Repeat the material exactly, every line of it.

Source excerpt -
----

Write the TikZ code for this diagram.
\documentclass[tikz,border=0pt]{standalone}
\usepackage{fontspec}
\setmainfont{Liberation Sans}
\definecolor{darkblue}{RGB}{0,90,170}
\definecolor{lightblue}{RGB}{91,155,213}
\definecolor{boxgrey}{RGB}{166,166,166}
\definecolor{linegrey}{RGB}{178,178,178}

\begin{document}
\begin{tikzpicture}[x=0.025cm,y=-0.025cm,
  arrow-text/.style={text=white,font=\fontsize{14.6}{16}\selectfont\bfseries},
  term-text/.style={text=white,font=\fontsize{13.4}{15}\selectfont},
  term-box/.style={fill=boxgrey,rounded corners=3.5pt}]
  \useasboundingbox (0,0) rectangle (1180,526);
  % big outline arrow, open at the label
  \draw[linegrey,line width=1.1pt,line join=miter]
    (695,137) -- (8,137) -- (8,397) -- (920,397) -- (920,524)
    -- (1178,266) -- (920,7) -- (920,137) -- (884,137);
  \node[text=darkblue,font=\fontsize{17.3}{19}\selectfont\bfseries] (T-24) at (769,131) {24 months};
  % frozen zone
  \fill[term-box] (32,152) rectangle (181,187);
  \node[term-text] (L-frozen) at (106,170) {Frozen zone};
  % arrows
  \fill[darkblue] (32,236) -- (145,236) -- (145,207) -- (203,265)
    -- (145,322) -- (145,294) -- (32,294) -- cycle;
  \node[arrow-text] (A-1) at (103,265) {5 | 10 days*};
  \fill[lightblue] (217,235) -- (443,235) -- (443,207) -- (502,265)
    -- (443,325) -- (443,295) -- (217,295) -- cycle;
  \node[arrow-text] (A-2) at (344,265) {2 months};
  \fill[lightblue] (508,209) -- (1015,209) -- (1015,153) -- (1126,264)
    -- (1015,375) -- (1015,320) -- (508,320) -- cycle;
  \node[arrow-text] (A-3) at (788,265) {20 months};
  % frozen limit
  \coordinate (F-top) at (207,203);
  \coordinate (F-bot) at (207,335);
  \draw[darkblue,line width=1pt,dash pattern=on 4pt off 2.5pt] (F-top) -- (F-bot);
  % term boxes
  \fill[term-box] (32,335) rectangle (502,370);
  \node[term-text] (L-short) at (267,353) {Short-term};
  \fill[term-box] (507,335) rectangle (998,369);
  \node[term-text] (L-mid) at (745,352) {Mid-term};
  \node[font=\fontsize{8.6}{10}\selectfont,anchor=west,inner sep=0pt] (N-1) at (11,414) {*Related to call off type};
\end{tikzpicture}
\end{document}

----

Finished task -
Write the TikZ code for this diagram.
\documentclass[tikz,border=0pt]{standalone}
\usepackage{fontspec}
\setmainfont{Liberation Sans}
\definecolor{darkblue}{RGB}{0,90,170}
\definecolor{lightblue}{RGB}{91,155,213}
\definecolor{boxgrey}{RGB}{166,166,166}
\definecolor{linegrey}{RGB}{178,178,178}

\begin{document}
\begin{tikzpicture}[x=0.025cm,y=-0.025cm,
  arrow-text/.style={text=white,font=\fontsize{14.6}{16}\selectfont\bfseries},
  term-text/.style={text=white,font=\fontsize{13.4}{15}\selectfont},
  term-box/.style={fill=boxgrey,rounded corners=3.5pt}]
  \useasboundingbox (0,0) rectangle (1180,526);
  % big outline arrow, open at the label
  \draw[linegrey,line width=1.1pt,line join=miter]
    (695,137) -- (8,137) -- (8,397) -- (920,397) -- (920,524)
    -- (1178,266) -- (920,7) -- (920,137) -- (884,137);
  \node[text=darkblue,font=\fontsize{17.3}{19}\selectfont\bfseries] (T-24) at (769,131) {24 months};
  % frozen zone
  \fill[term-box] (32,152) rectangle (181,187);
  \node[term-text] (L-frozen) at (106,170) {Frozen zone};
  % arrows
  \fill[darkblue] (32,236) -- (145,236) -- (145,207) -- (203,265)
    -- (145,322) -- (145,294) -- (32,294) -- cycle;
  \node[arrow-text] (A-1) at (103,265) {5 | 10 days*};
  \fill[lightblue] (217,235) -- (443,235) -- (443,207) -- (502,265)
    -- (443,325) -- (443,295) -- (217,295) -- cycle;
  \node[arrow-text] (A-2) at (344,265) {2 months};
  \fill[lightblue] (508,209) -- (1015,209) -- (1015,153) -- (1126,264)
    -- (1015,375) -- (1015,320) -- (508,320) -- cycle;
  \node[arrow-text] (A-3) at (788,265) {20 months};
  % frozen limit
  \coordinate (F-top) at (207,203);
  \coordinate (F-bot) at (207,335);
  \draw[darkblue,line width=1pt,dash pattern=on 4pt off 2.5pt] (F-top) -- (F-bot);
  % term boxes
  \fill[term-box] (32,335) rectangle (502,370);
  \node[term-text] (L-short) at (267,353) {Short-term};
  \fill[term-box] (507,335) rectangle (998,369);
  \node[term-text] (L-mid) at (745,352) {Mid-term};
  \node[font=\fontsize{8.6}{10}\selectfont,anchor=west,inner sep=0pt] (N-1) at (11,414) {*Related to call off type};
\end{tikzpicture}
\end{document}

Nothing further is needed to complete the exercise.